C’è chi studia scientificamente il fenomeno [ Enzo Di Frenna, Presidente dell’Associazione Netdipendenza, in www.repubblica.it ] e chi avanza preoccupanti ipotesi sugli eventuali intenti occulti degli amministratori di questo network [ in www.nightpassage.org ].

Però, con tutte le dovute riserve, Facebook offre interessanti opportunità sia d’incontro sia professionali e pare si stia rilevando una vera e propria risorsa per pittori, fotografi, scrittori ed appassionati d’arte.

Ho provato a fare un giro tra i gruppi presenti nel sito e, tra ISCRIVITI e CONDIVIDI, si trovano interessanti personaggi in cerca d’autore.

Per catturare l’attenzione dello spettatore, il titolo è scelto accuratamente e, tra ironia e malizia, presentato in grande stile: “Art forum International”, “Io amo la fotografia” o, più semplicemente, “Io amo i fotografi”.

Tanti, tantissimi sono i gruppi che trattano di arte ma, purtroppo, spesso le bacheche sono vuote e di arte se ne parla solo nel titolo.

Sembrerebbe che buona parte degli utenti di Facebook sia più interessata ad apparire membro di più gruppi possibili che a parteciparvi con dibattiti e opinioni.

Parallelamente a questa situazione, molti artisti o aspiranti tali tentano di farsi pubblicità scrivendo post con il loro sito internet di riferimento o chiedendo al gruppo pareri sulle loro “opere d’arte”. Personalmente, ritengo questo tipo di comunicazione piuttosto puerile.

Allora…perché?

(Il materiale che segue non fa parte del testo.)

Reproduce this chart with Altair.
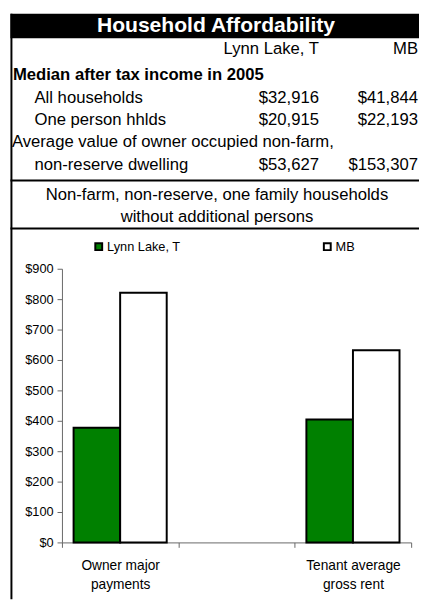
import altair as alt
import pandas as pd

FONT = "Liberation Sans, Arial, Helvetica, sans-serif"

# ---------------- data ----------------
title = "Household Affordability"
places = ["Lynn Lake, T", "MB"]
section_income = "Median after tax income in 2005"
income_labels = ["All households", "One person hhlds"]
income_lynn = [32916, 20915]
income_mb = [41844, 22193]
dwelling_lines = ["Average value of owner occupied non-farm,", "non-reserve dwelling"]
dwelling_values = [53627, 153307]
subtitle_lines = ["Non-farm, non-reserve, one family households", "without additional persons"]

categories = ["Owner major payments", "Tenant average gross rent"]
category_lines = [["Owner major", "payments"], ["Tenant average", "gross rent"]]
lynn_costs = [377, 404]
mb_costs = [821, 632]
y_ticks = [0, 100, 200, 300, 400, 500, 600, 700, 800, 900]
bar_colors = ["#008000", "#ffffff"]

# ---------------- tables ----------------
row_ids = ["median", "all", "one", "avg", "dwell"]
row_scale = alt.Scale(type="point", domain=row_ids, range=[63, 154], padding=0)

one = pd.DataFrame({"k": [0]})

bold_df = pd.DataFrame({"row": ["median"], "text": [section_income]})
left0_df = pd.DataFrame({"row": ["avg"], "text": [dwelling_lines[0]]})
left1_df = pd.DataFrame({"row": ["all", "one", "dwell"],
                         "text": [income_labels[0], income_labels[1], dwelling_lines[1]]})


def fmt(v):
    return "${:,}".format(v)


col1_df = pd.DataFrame({"row": ["all", "one", "dwell"],
                        "text": [fmt(income_lynn[0]), fmt(income_lynn[1]), fmt(dwelling_values[0])]})
col2_df = pd.DataFrame({"row": ["all", "one", "dwell"],
                        "text": [fmt(income_mb[0]), fmt(income_mb[1]), fmt(dwelling_values[1])]})
head1_df = pd.DataFrame({"text": [places[0]]})
head2_df = pd.DataFrame({"text": [places[1]]})
sub_df = pd.DataFrame({"row": ["s1", "s2"], "text": subtitle_lines})
title_df = pd.DataFrame({"text": [title]})

TXT = dict(font=FONT, fontSize=17, color="black", baseline="middle")

band = alt.Chart(one).mark_rect(color="black").encode(
    x=alt.value(2.5), x2=alt.value(419), y=alt.value(0), y2=alt.value(25))
title_txt = alt.Chart(title_df).mark_text(font=FONT, fontSize=21.5, fontWeight="bold",
                                          color="white", baseline="middle", align="center").encode(
    text="text:N", x=alt.value(212), y=alt.value(12.5))

head1_txt = alt.Chart(head1_df).mark_text(align="right", **TXT).encode(
    text="text:N", x=alt.value(317), y=alt.value(36))
head2_txt = alt.Chart(head2_df).mark_text(align="right", **TXT).encode(
    text="text:N", x=alt.value(418), y=alt.value(36))

bold_txt = alt.Chart(bold_df).mark_text(align="left", fontWeight="bold", **TXT).encode(
    text="text:N", x=alt.value(5), y=alt.Y("row:N", scale=row_scale, axis=None))
left0_txt = alt.Chart(left0_df).mark_text(align="left", **TXT).encode(
    text="text:N", x=alt.value(4), y=alt.Y("row:N", scale=row_scale, axis=None))
left1_txt = alt.Chart(left1_df).mark_text(align="left", **TXT).encode(
    text="text:N", x=alt.value(27), y=alt.Y("row:N", scale=row_scale, axis=None))
col1_txt = alt.Chart(col1_df).mark_text(align="right", **TXT).encode(
    text="text:N", x=alt.value(317), y=alt.Y("row:N", scale=row_scale, axis=None))
col2_txt = alt.Chart(col2_df).mark_text(align="right", **TXT).encode(
    text="text:N", x=alt.value(418), y=alt.Y("row:N", scale=row_scale, axis=None))
sub_txt = alt.Chart(sub_df).mark_text(align="center", **TXT).encode(
    text="text:N", x=alt.value(213),
    y=alt.Y("row:N", scale=alt.Scale(type="point", domain=["s1", "s2"], range=[185, 207], padding=0), axis=None))

line1 = alt.Chart(one).mark_rule(color="black", strokeWidth=2).encode(
    x=alt.value(2.5), x2=alt.value(419), y=alt.value(170))
line2 = alt.Chart(one).mark_rule(color="black", strokeWidth=2).encode(
    x=alt.value(2.5), x2=alt.value(419), y=alt.value(219))
border = alt.Chart(one).mark_rule(color="black", strokeWidth=2).encode(
    x=alt.value(3.5), y=alt.value(0), y2=alt.value(597))

# ---------------- bars ----------------
bar_df = pd.DataFrame({
    "category": categories + categories,
    "place": [places[0]] * 2 + [places[1]] * 2,
    "value": lynn_costs + mb_costs,
})
x_domain = [categories[0], "gap", categories[1]]
label_expr = " : ".join(
    "datum.value == '{}' ? [{}]".format(c, ", ".join("'{}'".format(s) for s in lines))
    for c, lines in zip(categories, category_lines)
) + " : ''"

bars = alt.Chart(bar_df).mark_bar(stroke="black", strokeWidth=2).encode(
    x=alt.X("category:N",
            scale=alt.Scale(domain=x_domain, range=[55, 411], paddingInner=0, paddingOuter=0),
            axis=alt.Axis(title=None, labelExpr=label_expr, labelAngle=0, labelFont=FONT,
                          labelFontSize=14, labelColor="black", labelLineHeight=19,
                          labelPadding=12, tickBand="extent", tickSize=5,
                          domainColor="#666666", tickColor="#666666", grid=False,
                          offset=-60)),
    xOffset=alt.XOffset("place:N", scale=alt.Scale(domain=places, paddingInner=0, paddingOuter=0.25)),
    y=alt.Y("value:Q",
            scale=alt.Scale(domain=[0, 900], range=[539, 260], nice=False),
            axis=alt.Axis(title=None, values=y_ticks, format="$,.0f", labelFont=FONT,
                          labelFontSize=13, labelColor="black", tickSize=5, labelPadding=4,
                          domainColor="#666666", tickColor="#666666", grid=False,
                          offset=-55)),
    color=alt.Color("place:N", scale=alt.Scale(domain=places, range=bar_colors),
                    legend=alt.Legend(title=None, orient="none", legendX=86, legendY=231,
                                      direction="horizontal", symbolType="square",
                                      symbolSize=49, symbolStrokeColor="black",
                                      symbolStrokeWidth=2, labelFont=FONT,
                                      labelFontSize=13, labelColor="black", labelOffset=2,
                                      columnPadding=142, padding=0)),
)

chart = alt.layer(
    band, title_txt, head1_txt, head2_txt, bold_txt, left0_txt, left1_txt, col1_txt, col2_txt,
    line1, sub_txt, line2, bars, border
).resolve_scale(x="independent", y="independent").properties(
    width=419, height=599, autosize=alt.AutoSizeParams(type="none"), padding=0
).configure_view(strokeWidth=0)

chart.save("out.html", embed_options={"renderer": "svg", "actions": False})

Cosa accade tra i gruppi che dovrebbero essere punto di aggregazione di persone che vogliono “fare” qualcosa? Cosa blocca le persone a dialogare, a confrontarsi?

Rifletto su una frase di Camillo Sarlo[ docente di Estetica dei nuovi media, Roma ]: « Facebook è una comunicazione veloce. E’ un mezzo per rappresentarci più che per approfondire ».

Forse ha ragione e, in tutto questo, il messaggio è per ESSERCI, più che per DISCUTERE.

In un contesto storico-sociale come quello che stiamo vivendo, Facebook (e i social network in generale) si fa scrigno, paradossalmente, della “non contemporaneità”, ovvero dell’assenza di tempo: ciò che scrivo ora in una bacheca qualsiasi, verrà letto dalla maggior parte degli utenti solo dopo diversi giorni, non “subito”.

Risulta dunque comprensibile come, innanzitutto, le sensazioni mutino perché il messaggio non ha più la “freschezza” della notizia inserita.

In secondo luogo si avverte, dopo l’entusiasmo iniziale, come anche un semplice social network diventi una vetrina ed uno strumento di consumo superficiale.

Vorrei concludere tornando al discorso dello scrigno della “non contemporaneità”: se questa è l’era dell’accelerazione, delle informazioni di massa e della comunicazione virtuale, interattiva e immediata, leggo un accento di burla in una vetrina che si ripropone di mettere in contatto tutti e subito.

La responsabilità non è però del social network, quanto piuttosto di chi crede che la realtà sia proprio questa.

La realtà è oltre, nell’immediatezza dell’istante quotidiano e nella capacità di rimboccarsi le maniche e seminare bene per raccogliere meglio.